Abstract The deposition and indentation process in Ni/Au and Ni/Cu systems were studied. Growth of Ni films on Cu and Au substrate were modelled to obtain systems for indentation. These systems during deposition and indentation were evaluated by employing molecular dynamics simulation with potentials based on the embedded atom method theory. Additionally, two body Morse potentials was included to simulation of indentation process and a rigid spherical indenter with the diamond structure was used. Adaptive common neighbour analysis and centrosymmetry parameter were applied to the structural characterisation of deposited layers.
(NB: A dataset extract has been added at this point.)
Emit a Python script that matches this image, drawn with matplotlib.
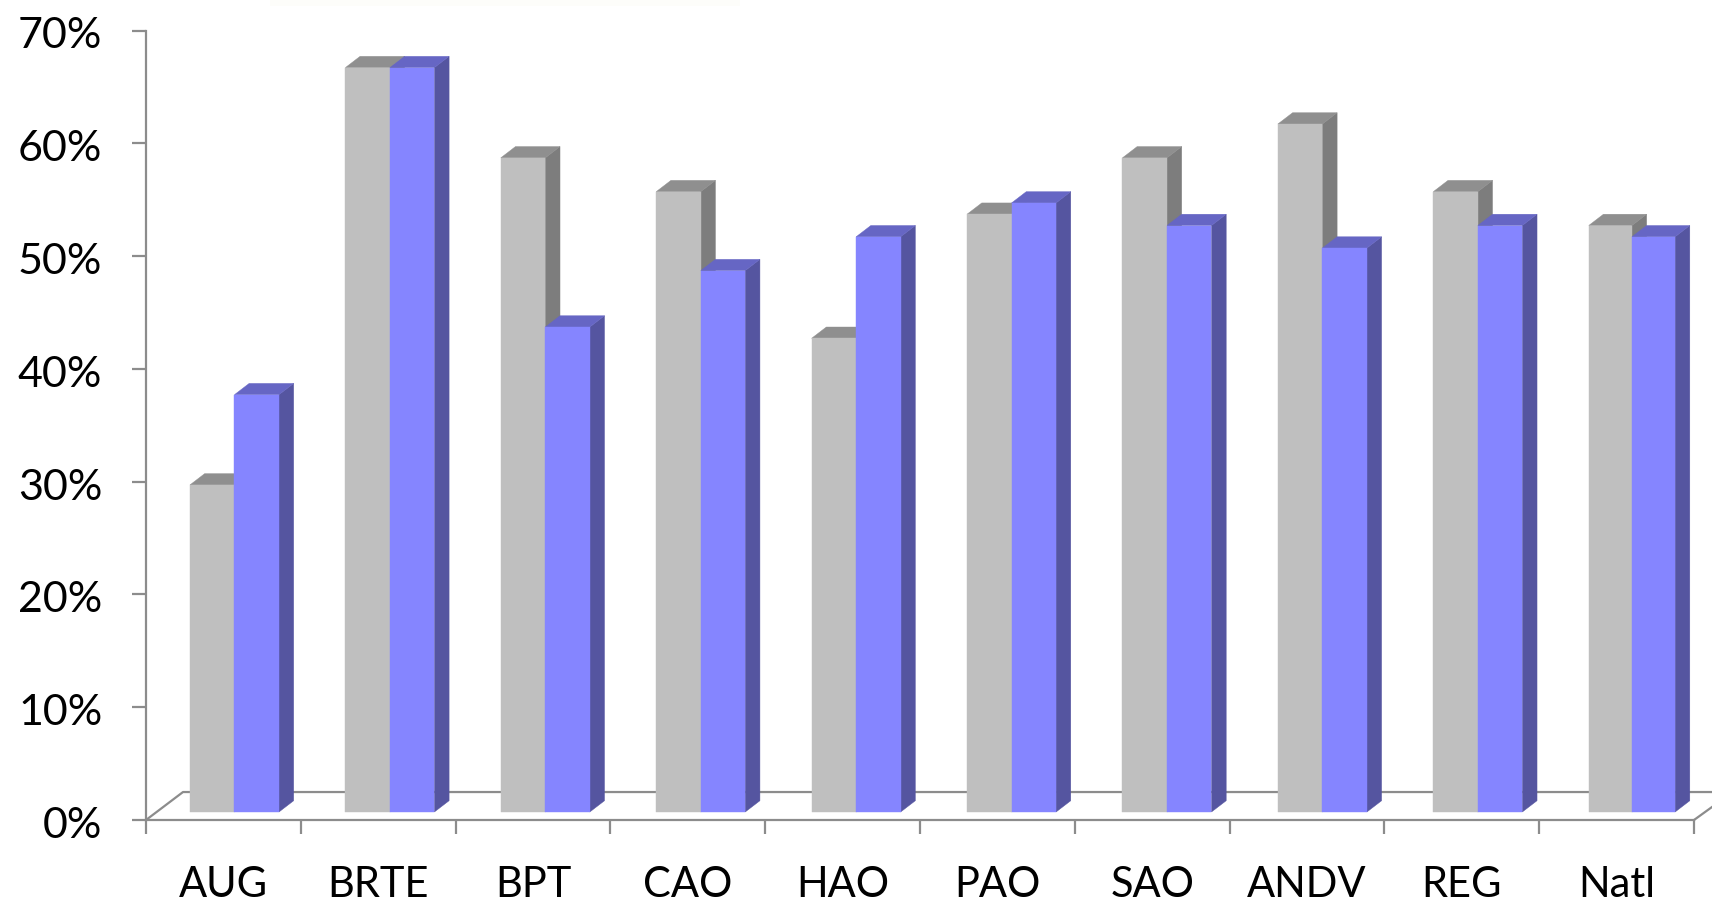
import matplotlib
matplotlib.use("Agg")
import matplotlib.pyplot as plt
from matplotlib.patches import Polygon, Rectangle
from matplotlib.transforms import ScaledTranslation

categories = ["AUG", "BRTE", "BPT", "CAO", "HAO", "PAO", "SAO", "ANDV", "REG", "Natl"]
grey_values = [29, 66, 58, 55, 42, 53, 58, 61, 55, 52]
blue_values = [37, 66, 43, 48, 51, 54, 52, 50, 52, 51]
y_ticks = [0, 10, 20, 30, 40, 50, 60, 70]

W, H = 1712, 901
AXIS_COLOR = "#8c8c8c"

# depth of the fake 3D, in data units
DEPTH_X = 0.095
DEPTH_Y = 1.0
BASE_X = 0.284
BASE_Y = 0.71
GROUP_STEP = 1.004
BAR_W = 0.2875


def draw_bar(ax, x, w, value, front, top, side):
    y0 = BASE_Y
    y1 = BASE_Y + value
    ax.add_patch(Polygon([(x + w, y0), (x + w + DEPTH_X, y0 + DEPTH_Y),
                          (x + w + DEPTH_X, y1 + DEPTH_Y), (x + w, y1)],
                         closed=True, facecolor=side, edgecolor=side, linewidth=0.3,
                         zorder=3, clip_on=False))
    ax.add_patch(Polygon([(x, y1), (x + w, y1),
                          (x + w + DEPTH_X, y1 + DEPTH_Y), (x + DEPTH_X, y1 + DEPTH_Y)],
                         closed=True, facecolor=top, edgecolor=top, linewidth=0.3,
                         zorder=3, clip_on=False))
    ax.bar(x, value, width=w, bottom=y0, align="edge", color=front, edgecolor=front,
           linewidth=0.3, zorder=3, clip_on=False)


plt.rcParams["font.family"] = ["Lato", "DejaVu Sans"]

fig = plt.figure(figsize=(W / 100, H / 100), dpi=100)
ax = fig.add_axes([146 / W, 1 - 820 / H, (1694 - 146) / W, (820 - 30.5) / H])
ax.set_xlim(0, 10)
ax.set_ylim(0, 70)

# floor of the 3D box
ax.plot([0, 0.239, 10.2], [0, 2.48, 2.48], color=AXIS_COLOR, lw=1.6, zorder=1, clip_on=False)
ax.plot([10, 10.116], [0, 1.15], color=AXIS_COLOR, lw=1.6, zorder=1, clip_on=False)

for i in range(len(categories)):
    x = BASE_X + i * GROUP_STEP
    # the last group is a touch narrower in the source
    w = BAR_W if i < len(categories) - 1 else 0.279
    draw_bar(ax, x, w, grey_values[i], "#bfbfbf", "#8f8f8f", "#7d7d7d")
    draw_bar(ax, x + w, w, blue_values[i], "#8585ff", "#6666c4", "#5555a0")

for s in ["top", "right"]:
    ax.spines[s].set_visible(False)
for s in ["left", "bottom"]:
    ax.spines[s].set_color(AXIS_COLOR)
    ax.spines[s].set_linewidth(1.6)

ax.set_yticks(y_ticks)
ax.set_yticklabels([f"{v}%" for v in y_ticks], fontsize=31)
ax.tick_params(axis="y", length=10, width=1.6, color=AXIS_COLOR, pad=21.5)
shift = ScaledTranslation(0, -2.5 / 100, fig.dpi_scale_trans)
for label in ax.get_yticklabels():
    label.set_transform(label.get_transform() + shift)

ax.set_xticks(range(11))
ax.set_xticklabels([])
ax.tick_params(axis="x", which="major", length=10, width=1.6, color=AXIS_COLOR)
ax.set_xticks([i + 0.5 for i in range(10)], minor=True)
ax.set_xticklabels(categories, minor=True, fontsize=30)
ax.tick_params(axis="x", which="minor", length=0, pad=33)

# faint smudge along the top edge of the source image
fig.add_artist(Rectangle((270 / W, 1 - 6 / H), 470 / W, 6 / H, transform=fig.transFigure,
                         facecolor="#fdfdfa", linewidth=0))

fig.savefig("out.png", dpi=100)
During the deposition the stress gradually reaches a constant value and directly correlate with structural changes in the deposited layers. The Ni layer deposited on the Cu forms a BCC structure, but in the case of deposition on Au, a HCP structure intersected by the boundaries was formed. The increase of hardness in Ni deposited films is linked with the decreasing thickness of a thermal layer in the system. A correlation between structure and distribution of deformation in the Ni/Cu and Ni/Au systems were found. The plastic deformation in the Ni/Cu systems propagates uniformly from the centre of indentation, but for Ni/Au propagates along the grain boundaries, additionally.